What is perhaps most surprising is the fact that while Italian PM Silvio Berlusconi has publicly stated that there will be no mercy for any wrongdoer - i.e. people on the list who may possibly be involved in graft and corruption - his anger seemed directed at the fact that the names are now public knowledge. The website Life in Italy has the following quote: "It's unacceptable that the list of a company's clients is held up by the press as a list of wrongdoers. It is up to the judiciary to see if there are one, two or three cases of wrongdoing," said a statement released by the premier's office.
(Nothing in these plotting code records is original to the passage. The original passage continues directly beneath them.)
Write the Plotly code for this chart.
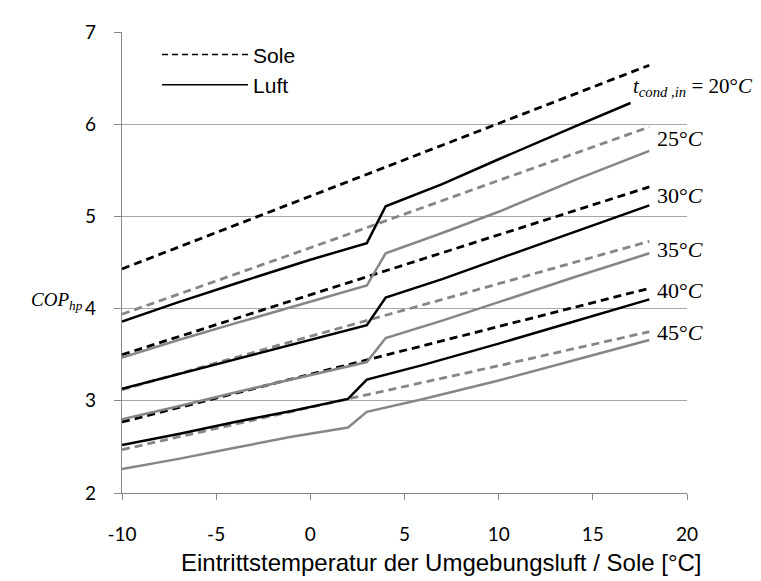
import plotly.graph_objects as go

# --- data ---
sole_x = [-10, 0, 10, 18]
sole_20 = [4.43, 5.22, 6.01, 6.64]
sole_25 = [3.94, 4.66, 5.39, 5.97]
sole_30 = [3.50, 4.15, 4.80, 5.32]
sole_35 = [3.12, 3.70, 4.27, 4.73]
sole_40 = [2.77, 3.29, 3.81, 4.22]
sole_45 = [2.47, 2.93, 3.38, 3.75]

luft_x_20 = [-10, -7, -4, 0, 3, 4, 7, 10, 14, 17]
luft_20 = [3.86, 4.07, 4.27, 4.53, 4.71, 5.11, 5.35, 5.62, 5.97, 6.23]
luft_x_hi = [-10, -7, -4, 0, 3, 4, 7, 10, 14, 18]
luft_25 = [3.47, 3.66, 3.84, 4.07, 4.25, 4.60, 4.82, 5.05, 5.39, 5.71]
luft_30 = [3.13, 3.29, 3.45, 3.66, 3.82, 4.12, 4.32, 4.54, 4.83, 5.12]
luft_35 = [2.80, 2.94, 3.09, 3.28, 3.42, 3.68, 3.87, 4.07, 4.34, 4.60]
luft_x_lo = [-10, -7, -4, -1, 2, 3, 6, 10, 14, 18]
luft_40 = [2.52, 2.64, 2.77, 2.89, 3.02, 3.23, 3.39, 3.62, 3.86, 4.10]
luft_45 = [2.26, 2.37, 2.49, 2.61, 2.71, 2.88, 3.02, 3.22, 3.44, 3.66]

x_ticks = [-10, -5, 0, 5, 10, 15, 20]
x_tick_text = ["-10", "-5", "0", "5", "10", "15", "20"]
y_ticks = [2, 3, 4, 5, 6, 7]
labels = ["25°", "30°", "35°", "40°", "45°"]

BLACK = "#000000"
GRAY = "#868686"

fig = go.Figure()

sole = [(sole_20, BLACK), (sole_25, GRAY), (sole_30, BLACK),
        (sole_35, GRAY), (sole_40, BLACK), (sole_45, GRAY)]
for ys, c in sole:
    fig.add_trace(go.Scatter(x=sole_x, y=ys, mode="lines", showlegend=False,
                             line=dict(color=c, width=2.8, dash="8px,5px")))

luft = [(luft_x_20, luft_20, BLACK), (luft_x_hi, luft_25, GRAY),
        (luft_x_hi, luft_30, BLACK), (luft_x_hi, luft_35, GRAY),
        (luft_x_lo, luft_40, BLACK), (luft_x_lo, luft_45, GRAY)]
for xs, ys, c in luft:
    fig.add_trace(go.Scatter(x=xs, y=ys, mode="lines", showlegend=False,
                             line=dict(color=c, width=2.5)))

# legend entries
fig.add_trace(go.Scatter(x=[None], y=[None], mode="lines", name="Sole",
                         line=dict(color=BLACK, width=1.5, dash="6px,4px")))
fig.add_trace(go.Scatter(x=[None], y=[None], mode="lines", name="Luft",
                         line=dict(color=BLACK, width=1.5)))

serif = "Liberation Serif"
annotations = [dict(x=17.05, y=6.40, xref="x", yref="y",
                    text="<i>t</i><sub><i>cond ,in</i></sub> = 20°<i>C</i>",
                    showarrow=False, xanchor="left", yanchor="middle",
                    font=dict(family=serif, size=21, color="black"))]
ys_lab = [5.84, 5.23, 4.64, 4.20, 3.74]
for t, yv in zip(labels, ys_lab):
    annotations.append(dict(x=18.3, y=yv, xref="x", yref="y", text=t + "<i>C</i>",
                            showarrow=False, xanchor="left", yanchor="middle",
                            font=dict(family=serif, size=22, color="black")))
annotations.append(dict(x=-0.066, y=4.08, xref="paper", yref="y",
                        text="<i>COP<sub>hp</sub></i>", showarrow=False,
                        xanchor="right", yanchor="middle",
                        font=dict(family=serif, size=19, color="black")))
annotations.append(dict(x=0.566, y=-0.151, xref="paper", yref="paper",
                        text="Eintrittstemperatur der Umgebungsluft / Sole [°C]",
                        showarrow=False, xanchor="center", yanchor="middle",
                        font=dict(family="Liberation Sans", size=24, color="black")))

# page body has an 8px margin; shrink the figure so it fits the window
fig.update_layout(
    width=753, height=573,
    margin=dict(l=114, r=74, t=15, b=88),
    paper_bgcolor="white", plot_bgcolor="white",
    showlegend=True,
    legend=dict(x=0.062, y=0.995, xanchor="left", yanchor="top",
                bgcolor="rgba(0,0,0,0)", itemwidth=86,
                font=dict(family="Liberation Sans", size=21, color="black"),
                tracegroupgap=0),
    annotations=annotations,
    xaxis=dict(range=[-10, 20], tickvals=x_ticks, ticktext=x_tick_text,
               showgrid=False, zeroline=False,
               showline=True, linecolor="#868686", linewidth=1.2,
               ticks="outside", ticklen=6, tickcolor="#868686",
               tickfont=dict(family="Lato", size=19, color="black"),
               ticklabelstandoff=18),
    yaxis=dict(range=[2, 7], tickvals=y_ticks, showgrid=True, gridcolor="#a6a6a6",
               gridwidth=1.2, zeroline=False,
               showline=True, linecolor="#868686", linewidth=1.2,
               ticks="outside", ticklen=7, tickcolor="#868686",
               tickfont=dict(family="Lato", size=19, color="black"),
               ticklabelstandoff=14),
)

fig.write_html("out.html")
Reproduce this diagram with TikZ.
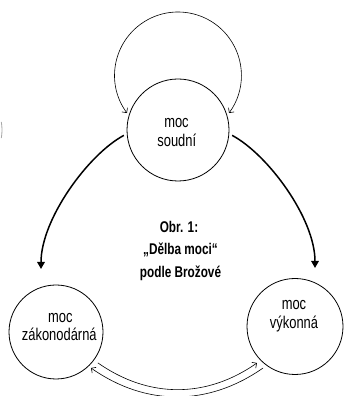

The same article also sheds some light on what may have been happening, writing According to media reports, investigators suspect that Anemone's construction firm may have performed work free of charge in the homes of some 350 people - perhaps as many as 412- in a bid to win lucrative state contracts.
The eight-page list includes the names of politicians, top civil servants, police officials and high-profile entertainment personalities, some of which have already denied any wrongdoing, saying they can prove they've paid Anemone's company. On the other hand, former industry minister Claudio Scajola already resigned last week amid reports that Anemone partly paid for the purchase of his Rome apartment in 2004.
For the moment, there are more questions than answers, and one has to wait and see if there will be any arrests and how many. Anemone, meanwhile, was released from preventive custody on Sunday.